• **DIRECTIVE**
The lines to extract run from the first line of the material below to the line containing "from matplotlib.transforms import", both included; leave the pictures behind.

______

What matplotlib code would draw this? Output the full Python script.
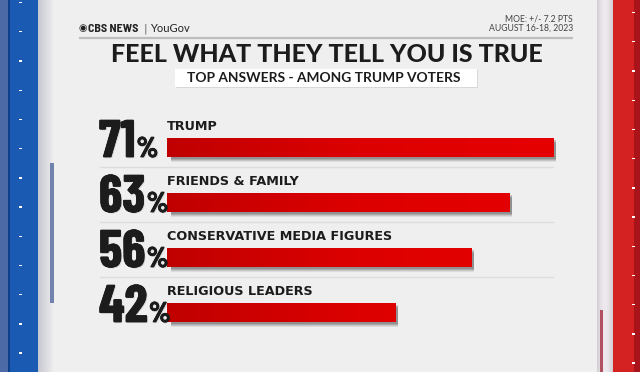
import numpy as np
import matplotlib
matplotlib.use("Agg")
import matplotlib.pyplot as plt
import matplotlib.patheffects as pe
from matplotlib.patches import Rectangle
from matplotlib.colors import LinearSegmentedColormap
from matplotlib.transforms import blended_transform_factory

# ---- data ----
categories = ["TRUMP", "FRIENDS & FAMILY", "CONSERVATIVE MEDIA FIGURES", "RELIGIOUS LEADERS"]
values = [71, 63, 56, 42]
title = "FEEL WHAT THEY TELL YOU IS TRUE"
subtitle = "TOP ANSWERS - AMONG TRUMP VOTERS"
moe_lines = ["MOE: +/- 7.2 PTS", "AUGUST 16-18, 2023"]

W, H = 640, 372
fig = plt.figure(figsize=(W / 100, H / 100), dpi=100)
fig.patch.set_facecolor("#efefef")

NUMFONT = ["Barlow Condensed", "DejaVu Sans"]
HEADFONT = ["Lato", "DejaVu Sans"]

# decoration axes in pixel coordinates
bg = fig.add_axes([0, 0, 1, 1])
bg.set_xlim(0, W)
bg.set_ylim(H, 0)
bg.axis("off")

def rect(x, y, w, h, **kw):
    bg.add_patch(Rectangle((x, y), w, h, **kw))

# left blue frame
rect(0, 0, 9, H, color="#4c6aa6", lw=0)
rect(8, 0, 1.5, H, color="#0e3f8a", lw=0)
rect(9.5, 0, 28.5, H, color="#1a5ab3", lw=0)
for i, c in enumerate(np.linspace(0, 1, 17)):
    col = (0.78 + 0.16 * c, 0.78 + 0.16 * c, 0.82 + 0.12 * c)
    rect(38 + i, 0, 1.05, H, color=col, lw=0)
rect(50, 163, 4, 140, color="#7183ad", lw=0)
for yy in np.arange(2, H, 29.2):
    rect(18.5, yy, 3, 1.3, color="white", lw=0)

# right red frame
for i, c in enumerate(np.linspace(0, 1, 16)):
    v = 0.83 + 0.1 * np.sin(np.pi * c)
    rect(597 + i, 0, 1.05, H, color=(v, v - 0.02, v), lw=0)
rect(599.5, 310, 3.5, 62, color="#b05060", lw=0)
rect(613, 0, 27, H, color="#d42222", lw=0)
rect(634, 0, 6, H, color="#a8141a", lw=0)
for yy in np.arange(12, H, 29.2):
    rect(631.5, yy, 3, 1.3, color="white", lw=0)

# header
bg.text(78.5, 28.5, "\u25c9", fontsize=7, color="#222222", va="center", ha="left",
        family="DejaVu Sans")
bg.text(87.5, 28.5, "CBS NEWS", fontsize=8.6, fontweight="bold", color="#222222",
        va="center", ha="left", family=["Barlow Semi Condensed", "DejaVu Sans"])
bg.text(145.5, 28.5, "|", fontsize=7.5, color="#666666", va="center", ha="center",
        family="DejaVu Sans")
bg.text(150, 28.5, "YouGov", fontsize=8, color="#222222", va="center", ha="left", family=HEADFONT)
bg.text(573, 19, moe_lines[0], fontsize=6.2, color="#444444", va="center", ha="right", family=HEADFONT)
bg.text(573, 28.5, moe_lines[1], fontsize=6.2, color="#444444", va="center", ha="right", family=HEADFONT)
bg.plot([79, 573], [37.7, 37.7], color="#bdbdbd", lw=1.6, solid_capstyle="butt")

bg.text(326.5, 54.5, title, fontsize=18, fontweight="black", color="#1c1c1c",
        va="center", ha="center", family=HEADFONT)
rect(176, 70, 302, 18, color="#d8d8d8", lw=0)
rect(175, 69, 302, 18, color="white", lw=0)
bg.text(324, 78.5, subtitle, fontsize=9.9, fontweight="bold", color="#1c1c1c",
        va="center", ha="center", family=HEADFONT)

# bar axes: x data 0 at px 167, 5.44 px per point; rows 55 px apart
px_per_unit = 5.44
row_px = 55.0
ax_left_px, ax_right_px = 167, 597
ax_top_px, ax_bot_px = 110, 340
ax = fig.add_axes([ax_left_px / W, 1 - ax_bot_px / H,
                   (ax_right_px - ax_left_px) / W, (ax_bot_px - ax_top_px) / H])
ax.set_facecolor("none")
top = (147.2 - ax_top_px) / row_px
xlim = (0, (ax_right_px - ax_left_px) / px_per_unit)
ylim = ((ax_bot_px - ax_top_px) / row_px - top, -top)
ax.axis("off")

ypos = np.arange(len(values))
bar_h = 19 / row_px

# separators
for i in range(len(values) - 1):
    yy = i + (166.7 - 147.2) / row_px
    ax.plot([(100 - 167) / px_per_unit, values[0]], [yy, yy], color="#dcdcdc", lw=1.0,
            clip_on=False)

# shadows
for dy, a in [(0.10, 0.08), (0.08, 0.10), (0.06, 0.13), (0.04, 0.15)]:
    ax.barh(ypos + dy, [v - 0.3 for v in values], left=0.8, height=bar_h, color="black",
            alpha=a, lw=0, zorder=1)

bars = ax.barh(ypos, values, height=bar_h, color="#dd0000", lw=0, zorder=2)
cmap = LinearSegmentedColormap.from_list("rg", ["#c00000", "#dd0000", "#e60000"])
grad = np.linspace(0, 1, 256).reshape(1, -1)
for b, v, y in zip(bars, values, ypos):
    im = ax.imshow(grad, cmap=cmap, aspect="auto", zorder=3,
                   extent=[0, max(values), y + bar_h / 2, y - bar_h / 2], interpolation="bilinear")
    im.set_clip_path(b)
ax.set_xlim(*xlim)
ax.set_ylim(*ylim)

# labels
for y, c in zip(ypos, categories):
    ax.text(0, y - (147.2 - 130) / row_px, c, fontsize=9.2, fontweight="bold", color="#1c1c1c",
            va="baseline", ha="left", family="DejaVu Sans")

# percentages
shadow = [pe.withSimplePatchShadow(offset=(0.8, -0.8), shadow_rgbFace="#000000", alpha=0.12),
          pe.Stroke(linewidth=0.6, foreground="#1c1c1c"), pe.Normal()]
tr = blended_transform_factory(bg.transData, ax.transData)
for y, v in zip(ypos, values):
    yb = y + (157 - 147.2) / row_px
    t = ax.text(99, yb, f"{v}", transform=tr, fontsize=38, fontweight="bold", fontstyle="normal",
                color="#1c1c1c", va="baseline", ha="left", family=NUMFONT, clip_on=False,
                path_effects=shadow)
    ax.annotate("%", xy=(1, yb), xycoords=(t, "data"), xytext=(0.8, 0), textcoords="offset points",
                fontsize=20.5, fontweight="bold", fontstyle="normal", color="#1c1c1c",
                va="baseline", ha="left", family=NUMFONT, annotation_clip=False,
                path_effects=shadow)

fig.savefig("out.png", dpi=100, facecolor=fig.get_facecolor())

______

• **EXERCISE ANSWER**
What matplotlib code would draw this? Output the full Python script.
import numpy as np
import matplotlib
matplotlib.use("Agg")
import matplotlib.pyplot as plt
import matplotlib.patheffects as pe
from matplotlib.patches import Rectangle
from matplotlib.colors import LinearSegmentedColormap
from matplotlib.transforms import blended_transform_factory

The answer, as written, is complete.